# Taiwanese BMC



## batura

As far as I see at the BMC website, some of the 2012 SLR01 bikes are not made in Switzerland. 

So, after seeing the thread at http://forums.roadbikereview.com/bi...-direct-version-6-0-a-272806-post3777402.html, got to ask you whether it is possible to find a cheap SLR01 frameset from the producers in Far East? Even a SL01 frame would be fine.


----------



## L_Johnny

Well, it would be a copy-cat frame. I doubt that whoever is making the frames for BMC would risk or make a silly mistake of selling under the table.


----------



## PaxRomana

BMCs are all made in Taiwan with the exception of the Impecs.


----------



## L_Johnny

PaxRomana said:


> BMCs are all made in Taiwan with the exception of the Impecs.


Indeed, But that is not the point, he wants a cheapo frame, a la "chinarello."


----------



## PaxRomana

L_Johnny said:


> Indeed, But that is not the point, he wants a cheapo frame, a la "chinarello."


Oh. So he's basically asking where he can buy a counterfeit BMC.


----------



## batura

who told you that I am a man? 

Yes I am looking for a far eastern BMC frameset. And, if possible, a SLC01 frame please. Does not matter if it comes like the counterfeit Scott or Pinarello frames.

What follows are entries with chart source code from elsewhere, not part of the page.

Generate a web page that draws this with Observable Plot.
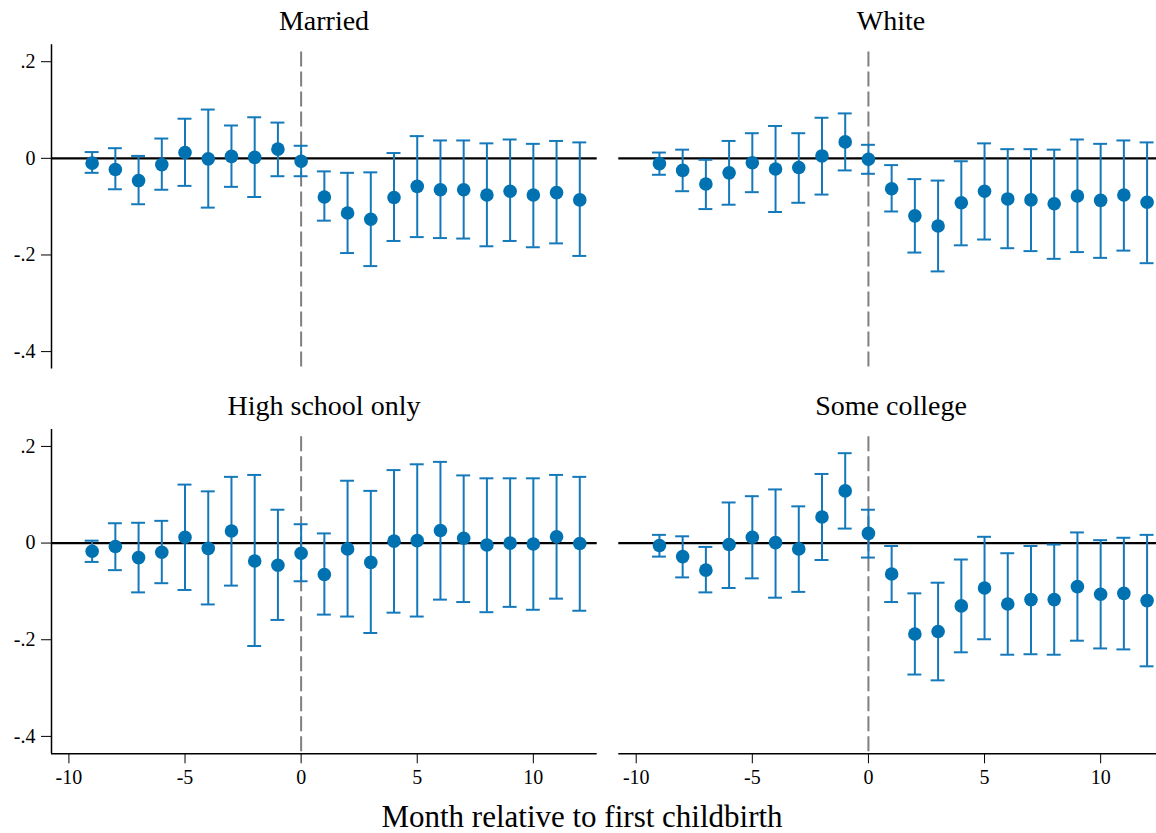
<!DOCTYPE html>
<html>
<head>
<meta charset="utf-8">
<script src="https://cdn.jsdelivr.net/npm/d3@7"></script>
<script src="https://cdn.jsdelivr.net/npm/@observablehq/plot@0.6"></script>
<style>
html, body { margin: 0; padding: 0; background: #fff; overflow: hidden; }
#chart { position: relative; width: 1156px; height: 833px; overflow: hidden; background: #fff;
  font-family: "Liberation Serif", "Times New Roman", serif; }
.panel { position: absolute; }
.panel text { font-family: "Liberation Serif", "Times New Roman", serif !important; font-size: 20px !important; fill: #000; }
#overlay { position: absolute; left: 0; top: 0; pointer-events: none; }
</style>
</head>
<body>
<div id="chart"></div>
<script>
// ---- Data ----
const months = [-9, -8, -7, -6, -5, -4, -3, -2, -1, 0, 1, 2, 3, 4, 5, 6, 7, 8, 9, 10, 11, 12];

const marriedEst = [-0.010, -0.023, -0.046, -0.013, 0.012, -0.001, 0.004, 0.002, 0.019, -0.006, -0.080, -0.113, -0.126, -0.081, -0.058, -0.065, -0.065, -0.076, -0.068, -0.076, -0.071, -0.086];
const marriedLo  = [-0.030, -0.064, -0.095, -0.065, -0.057, -0.102, -0.059, -0.080, -0.037, -0.037, -0.129, -0.196, -0.223, -0.171, -0.163, -0.165, -0.166, -0.182, -0.171, -0.184, -0.176, -0.202];
const marriedHi  = [0.013, 0.021, 0.005, 0.041, 0.082, 0.101, 0.068, 0.085, 0.074, 0.026, -0.027, -0.030, -0.029, 0.011, 0.046, 0.037, 0.037, 0.031, 0.039, 0.030, 0.036, 0.033];

const whiteEst = [-0.011, -0.025, -0.053, -0.030, -0.009, -0.022, -0.019, 0.005, 0.034, -0.002, -0.063, -0.119, -0.140, -0.092, -0.068, -0.084, -0.086, -0.094, -0.078, -0.087, -0.076, -0.091];
const whiteLo  = [-0.034, -0.068, -0.105, -0.096, -0.070, -0.111, -0.092, -0.075, -0.025, -0.032, -0.110, -0.195, -0.234, -0.180, -0.168, -0.186, -0.192, -0.208, -0.194, -0.206, -0.191, -0.217];
const whiteHi  = [0.012, 0.018, -0.003, 0.036, 0.052, 0.067, 0.052, 0.084, 0.093, 0.028, -0.014, -0.043, -0.046, -0.006, 0.031, 0.019, 0.019, 0.018, 0.039, 0.030, 0.037, 0.033];

const hsEst = [-0.017, -0.007, -0.030, -0.019, 0.012, -0.011, 0.025, -0.037, -0.046, -0.021, -0.065, -0.012, -0.040, 0.004, 0.005, 0.026, 0.010, -0.004, 0.000, -0.002, 0.013, -0.001];
const hsLo  = [-0.039, -0.056, -0.102, -0.083, -0.097, -0.127, -0.088, -0.213, -0.159, -0.079, -0.148, -0.152, -0.186, -0.144, -0.152, -0.117, -0.122, -0.143, -0.132, -0.138, -0.115, -0.140];
const hsHi  = [0.005, 0.041, 0.042, 0.046, 0.121, 0.107, 0.137, 0.141, 0.069, 0.039, 0.020, 0.129, 0.108, 0.151, 0.163, 0.168, 0.140, 0.134, 0.134, 0.134, 0.141, 0.137];

const scEst = [-0.005, -0.028, -0.056, -0.003, 0.012, 0.001, -0.012, 0.054, 0.108, 0.020, -0.064, -0.188, -0.183, -0.130, -0.093, -0.126, -0.117, -0.117, -0.090, -0.106, -0.104, -0.119];
const scLo  = [-0.028, -0.071, -0.102, -0.093, -0.073, -0.113, -0.101, -0.035, 0.030, -0.030, -0.122, -0.272, -0.284, -0.226, -0.199, -0.231, -0.230, -0.231, -0.202, -0.218, -0.220, -0.255];
const scHi  = [0.017, 0.014, -0.008, 0.084, 0.097, 0.111, 0.076, 0.143, 0.186, 0.069, -0.006, -0.104, -0.082, -0.034, 0.013, -0.021, -0.006, -0.003, 0.022, 0.006, 0.011, 0.017];

const panelTitles = ["Married", "White", "High school only", "Some college"];
const xTickValues = [-10, -5, 0, 5, 10];
const xTickLabels = ["-10", "-5", "0", "5", "10"];
const yTickValues = [0.2, 0, -0.2, -0.4];
const yTickLabels = [".2", "0", "-.2", "-.4"];
const xAxisTitle = "Month relative to first childbirth";

// ---- Styling / layout ----
const xDomain = [-10.75, 12.75];
const yDomain = [-0.436, 0.235];
const dashTop = 0.22;
const capHalf = 0.3;
const dotColor = "#0072B2";
const barColor = "#1479BB";
const font = "Liberation Serif, Times New Roman, serif";

function rows(est, lo, hi) {
  return months.map((m, i) => ({month: m, est: est[i], lo: lo[i], hi: hi[i]}));
}

const panels = [
  {title: panelTitles[0], data: rows(marriedEst, marriedLo, marriedHi), left: 0,   top: 0,   width: 600, height: 390, ml: 51,   mr: 3.3, mt: 44.3, mb: 21.5, showY: true,  showX: false, cx: 324},
  {title: panelTitles[1], data: rows(whiteEst, whiteLo, whiteHi),       left: 600, top: 0,   width: 564, height: 390, ml: 18.3, mr: 0,   mt: 44.3, mb: 21.5, showY: false, showX: false, cx: 891},
  {title: panelTitles[2], data: rows(hsEst, hsLo, hsHi),                left: 0,   top: 390, width: 600, height: 443, ml: 51,   mr: 3.3, mt: 39,   mb: 79.7, showY: true,  showX: true,  cx: 324},
  {title: panelTitles[3], data: rows(scEst, scLo, scHi),                left: 600, top: 390, width: 564, height: 443, ml: 18.3, mr: 0,   mt: 39,   mb: 79.7, showY: false, showX: true,  cx: 891}
];

const chart = document.getElementById("chart");

for (const p of panels) {
  const marks = [];
  if (p.showY) marks.push(Plot.ruleX([xDomain[0]], {stroke: "black", strokeWidth: 1.5}));
  if (p.showX) marks.push(Plot.ruleY([yDomain[0]], {stroke: "black", strokeWidth: 1.5}));
  marks.push(Plot.ruleY([0], {stroke: "black", strokeWidth: 2.2}));
  marks.push(Plot.ruleX([0], {y1: dashTop, y2: yDomain[0], stroke: "#7f7f7f", strokeWidth: 2, strokeDasharray: "15,5"}));
  marks.push(Plot.ruleX(p.data, {x: "month", y1: "lo", y2: "hi", stroke: barColor, strokeWidth: 2}));
  marks.push(Plot.ruleY(p.data, {y: "hi", x1: d => d.month - capHalf, x2: d => d.month + capHalf, stroke: barColor, strokeWidth: 2}));
  marks.push(Plot.ruleY(p.data, {y: "lo", x1: d => d.month - capHalf, x2: d => d.month + capHalf, stroke: barColor, strokeWidth: 2}));
  marks.push(Plot.dot(p.data, {x: "month", y: "est", r: 6.8, fill: dotColor, stroke: "none"}));

  const svg = Plot.plot({
    width: p.width,
    height: p.height,
    marginLeft: p.ml,
    marginRight: p.mr,
    marginTop: p.mt,
    marginBottom: p.mb,
    style: {background: "transparent", fontFamily: font, fontSize: "20px", color: "black", overflow: "visible"},
    x: {
      domain: xDomain,
      axis: p.showX ? "bottom" : null,
      ticks: xTickValues,
      tickFormat: d => xTickLabels[xTickValues.indexOf(d)],
      tickSize: 10,
      tickPadding: 6,
      label: null
    },
    y: {
      domain: yDomain,
      axis: p.showY ? "left" : null,
      ticks: yTickValues,
      tickFormat: d => yTickLabels[yTickValues.indexOf(d)],
      tickSize: 10,
      tickPadding: 6,
      label: null
    },
    marks
  });
  svg.classList.add("panel");
  svg.style.left = p.left + "px";
  svg.style.top = p.top + "px";
  svg.style.maxWidth = "none";
  chart.appendChild(svg);
}

// Titles and shared x-axis title
const overlay = d3.select(chart).append("svg")
  .attr("id", "overlay")
  .attr("width", 1156)
  .attr("height", 833);

overlay.selectAll("text.ptitle")
  .data(panels)
  .join("text")
  .attr("class", "ptitle")
  .attr("x", d => d.cx)
  .attr("y", d => d.top === 0 ? 30 : 415)
  .attr("text-anchor", "middle")
  .attr("font-family", font)
  .attr("font-size", 28)
  .attr("fill", "black")
  .text(d => d.title);

overlay.append("text")
  .attr("x", 582)
  .attr("y", 827)
  .attr("text-anchor", "middle")
  .attr("font-family", font)
  .attr("font-size", 31)
  .attr("fill", "black")
  .text(xAxisTitle);
</script>
</body>
</html>
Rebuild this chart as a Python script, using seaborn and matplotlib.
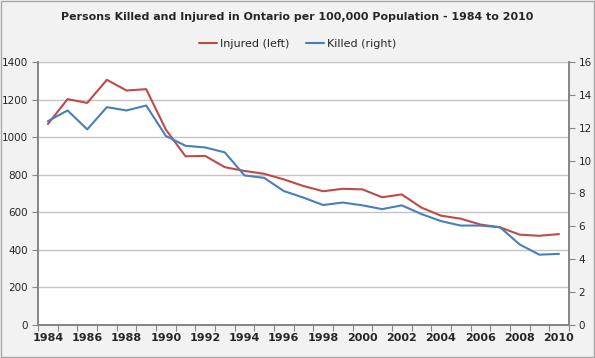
import numpy as np
import pandas as pd
import matplotlib
matplotlib.use("Agg")
import matplotlib.pyplot as plt
from matplotlib.lines import Line2D
from matplotlib.patches import Rectangle
import seaborn as sns

years = list(range(1984, 2011))
injured = [1070, 1202, 1182, 1305, 1248, 1255, 1040, 898, 900, 840, 820, 805, 775,
           740, 712, 725, 722, 680, 695, 625, 582, 566, 535, 520, 481, 475, 484]
killed = [12.4, 13.05, 11.9, 13.25, 13.05, 13.35, 11.5, 10.9, 10.8, 10.5, 9.1, 8.95, 8.15,
          7.75, 7.3, 7.45, 7.28, 7.05, 7.28, 6.75, 6.32, 6.05, 6.05, 5.95, 4.9, 4.28, 4.33]
left_ticks = [0, 200, 400, 600, 800, 1000, 1200, 1400]
right_ticks = [0, 2, 4, 6, 8, 10, 12, 14, 16]

df = pd.DataFrame({"Year": years, "Injured": injured, "Killed": killed})

red = "#BE4B48"
blue = "#4A7EBB"

sns.set_theme(style="white")
plt.rcParams["font.family"] = ["DejaVu Sans"]

fig = plt.figure(figsize=(5.95, 3.58), dpi=100, facecolor="#f2f2f2")
fig.patches.append(Rectangle((0.002, 0.003), 0.996, 0.994, transform=fig.transFigure,
                             fill=False, edgecolor="#a6a6a6", linewidth=1))
ax = fig.add_axes([0.064, 0.092, 0.892, 0.735])
ax.set_facecolor("white")
ax2 = ax.twinx()

sns.lineplot(data=df, x="Year", y="Injured", color=red, linewidth=1.5, ax=ax)
sns.lineplot(data=df, x="Year", y="Killed", color=blue, linewidth=1.5, ax=ax2)

ax.set_ylim(0, 1400)
ax2.set_ylim(0, 16)
ax.set_yticks(left_ticks)
ax2.set_yticks(right_ticks)
ax.set_xlim(1983.5, 2010.5)
ax.set_xticks(years[::2])
ax.set_xticks(np.arange(1983.5, 2011, 1), minor=True)
ax.tick_params(axis="x", which="major", length=0, pad=6, labelsize=8)
ax.tick_params(axis="x", which="minor", length=4, color="#868686", width=0.8, direction="out")
for lbl in ax.get_xticklabels():
    lbl.set_fontweight("bold")
ax.tick_params(axis="y", length=4, color="#868686", width=0.8, direction="out", labelsize=7.5, pad=3)
ax2.tick_params(axis="y", length=4, color="#868686", width=0.8, direction="out", labelsize=7.5, pad=3)
ax.xaxis.set_tick_params(bottom=True, which="minor")
ax.yaxis.set_ticks_position("left")

ax.grid(axis="y", color="#c4c4c4", linewidth=1)
ax.set_axisbelow(True)
ax.set_xlabel("")
ax.set_ylabel("")
ax2.set_ylabel("")

for a in (ax, ax2):
    a.spines["top"].set_visible(False)
    a.spines["left"].set_color("#868686")
    a.spines["right"].set_color("#868686")
    a.spines["bottom"].set_color("#868686")

fig.text(0.5, 0.952, "Persons Killed and Injured in Ontario per 100,000 Population - 1984 to 2010",
         ha="center", va="center", fontsize=7.9, fontweight="bold")

handles = [Line2D([], [], color=red, linewidth=1.5), Line2D([], [], color=blue, linewidth=1.5)]
fig.legend(handles, ["Injured (left)", "Killed (right)"], loc="center", bbox_to_anchor=(0.5, 0.877),
           ncol=2, frameon=False, fontsize=8, handlelength=1.6, handletextpad=0.3, columnspacing=1.5)

plt.savefig("out.png", dpi=100, facecolor=fig.get_facecolor())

Your posts reminded me a nice French expression that is used for people like two of you. But ****, I do not think it would be appropriate to say that in this forum. The Swiss also have another expression but damn I can not say it here. Sorry.


----------



## Guod

*Mythical Creatures*



batura said:


> who told you that I am a man?


There's no such thing as girls on the internet. Especially ones that talk for free.


----------



## L_Johnny

batura said:


> who told you that I am a man?
> 
> Yes I am looking for a far eastern BMC frameset. And, if possible, a SLC01 frame please. Does not matter if it comes like the counterfeit Scott or Pinarello frames.
> 
> Your posts reminded me a nice French expression that is used for people like two of you. But ****, I do not think it would be appropriate to say that in this forum. The Swiss also have another expression but damn I can not say it here. Sorry.


I don't see the point of getting aggravated over what was written above, given the fact that you are basically asking if you can acquire a counterfeit frame. Oh, you, human, thou know thyself...


----------



## PaxRomana

batura said:


> who told you that I am a man?
> 
> Yes I am looking for a far eastern BMC frameset. And, if possible, a SLC01 frame please. Does not matter if it comes like the counterfeit Scott or Pinarello frames.
> 
> Your posts reminded me a nice French expression that is used for people like two of you. But ****, I do not think it would be appropriate to say that in this forum. The Swiss also have another expression but damn I can not say it here. Sorry.


Check out skippy getting mad because it can't find itself a fake BMC.


----------



## NEO Dan

ROFL, that's exactly what I was thinking as a scrolled down to see this. 

This from a fellow looking for the Impec on eBay, what a :cryin:


----------



## batura

Dear Dan,

Bmc impec sram red a Cuneo - eBay Annunci

And the other two,

You have to learn how to behave in a forum. On internet forums when people talk about a third person, he/she mentions his/her username in the forum. We do not use he or she like you. I guess this is how we respect to eachother. Well, this behaviour however for sure requires some capacity, and a certain level of education which is not readily available with birth.

I may look for a fake BMC similar to thousands of people who have a fake Scott or a fake Specialized frameset in this forum. If it bothers you in a legal way, please help yourself with the FBI website.

There is one more thing: Seeing all these grey market Scott, Specialized etc frames on eBay, I wonder how many people would have bought a fake BMC frame if it had been available.

Well, anyway, you got your reply. And, Dan, I hope you will like the above given link. Ahh, another French word here... May be next time.

Good night boys.


----------



## PaxRomana

Here batura, these clothes would go great with your fake BMC.


----------



## PaxRomana

If you get hungry, you can eat here.


----------



## PaxRomana

This may be a good team jersey for you.


----------